Edito. La force du droit

Par Aicha Akalay

Ban Ki-moon a “dérapé”. Ce jugement sévère du Maroc sur le secrétaire général des Nations Unies, après sa visite à Tindouf et à Alger les 5 et 6 mars, a fait le tour du monde. Quand le diplomate sud-coréen évoque “l’occupation” du Maroc au Sahara, il prend position. Et Rabat ne peut se taire. La diplomatie marocaine – celle qui travaille sur le dossier du Sahara sans changement de mandat - déroule un argumentaire clair qui se veut ancré dans le droit international. Ban Ki-moon n’est ni un ami ni un ennemi du Maroc. Surtout, il n’est pas un acteur du dossier, au mieux est-il un facilitateur. Tant que le patron de l’ONU respecte les paramètres de sa mission, le Maroc l’assure de sa pleine coopération. Mais s’il les dépasse, le royaume n’entend pas se laisser faire. Penser que la diplomatie marocaine n’agit que par des coups de menton serait inexact. Il ne s’agit pas de fustiger le secrétaire général des Nations Unies par plaisir ou pour l’humilier. Sur ce dossier, notre diplomatie espère faire entendre la voix de la raison et celle du droit.
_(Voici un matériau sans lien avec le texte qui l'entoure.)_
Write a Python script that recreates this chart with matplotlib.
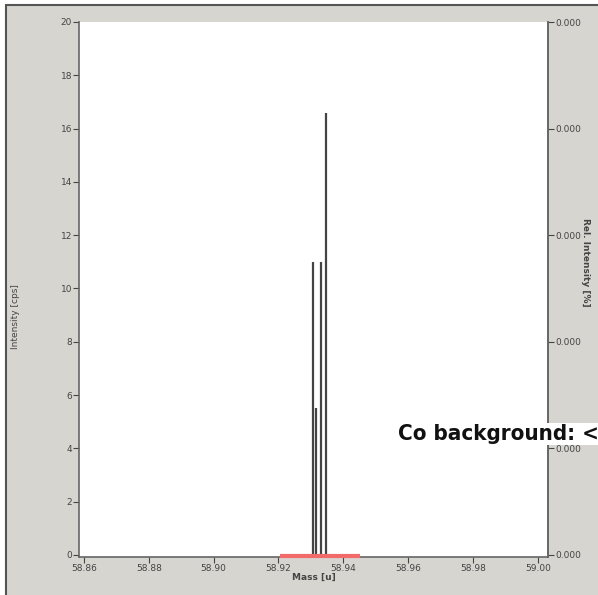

Pour cela, encore faudrait-il pousser la logique jusqu’au bout. A l’international, il s’agit de droit. Mais en interne, c’est toujours la même rengaine propagandiste. Quand les médias se font le relais des positions officielles, ils accolent toujours les qualificatifs de “chimérique” et “fantoche” à la RASD. Qui cherche-t-on à convaincre? Ce champ lexical dédaigneux, insultant, ne parle pas à la raison du peuple marocain. Il n’a pour seule ambition que de galvaniser la foule. Pour l’opinion internationale, et surtout pour les Sahraouis indépendantistes, il y a là quelque chose d’incompréhensible. Où est la vérité du Maroc: dans sa volonté de s’inscrire dans le respect du droit international ou dans sa propagande insultante, qui trahit un manque de considération profond pour ses contradicteurs?

Il faut se rendre à l’évidence, le Maroc ne gagne pas la guerre des cœurs sur le dossier du Sahara. Si Ban Ki-moon parle « d’occupation » c’est, explique-t-il, parce qu’il éprouve de la sympathie pour ceux qui souffrent à Tindouf. Il est évidemment sensible à leur désir de “revenir chez eux”, avec un système de gouvernance qu’ils auront choisi. Dans la tête du secrétaire général de l’ONU, nul doute que doit résonner la maxime de Thucydide, “Les forts font comme ils l’entendent et les faibles souffrent comme il se doit”. La question fondamentale n’est pas de donner raison ou tort à Ban Ki-moon, son mandat s’achève en décembre prochain. Ce qui se joue est plus concret: comment persuader les Sahraouis, même les indépendantistes parmi eux, que leur avenir peut être meilleur au Maroc?

Si l’on veut convaincre, il faut commencer par écouter les objections de bonne foi. Ce qui frappe dans Les enfants des nuages de Javier Bardem, un documentaire certes partisan, qui donne la parole aux Sahraouis hostiles au Maroc, c’est le premier argument opposé au royaume: la condition des femmes. A l’écran, Aminatou Haïdar met en avant “l’exception du statut de la femme sahraouie dans la région, qui jouit d’un grand respect”. Ce qui, ajoute-t-elle, “donne la garantie de construire un état démocratique”. L’argument est bien sûr instrumentalisé, mais il fait mouche. La grandeur du Maroc serait de ne pas le balayer. Pendant longtemps, notre pays a délaissé la question des droits de l’homme, au nord comme au sud. Aujourd’hui que cette question est mieux intégrée par les autorités, il faut aller plus loin. Pour mener un combat et avoir des chances de l’emporter, il faut un idéal. Le nôtre doit être l’Etat de droit.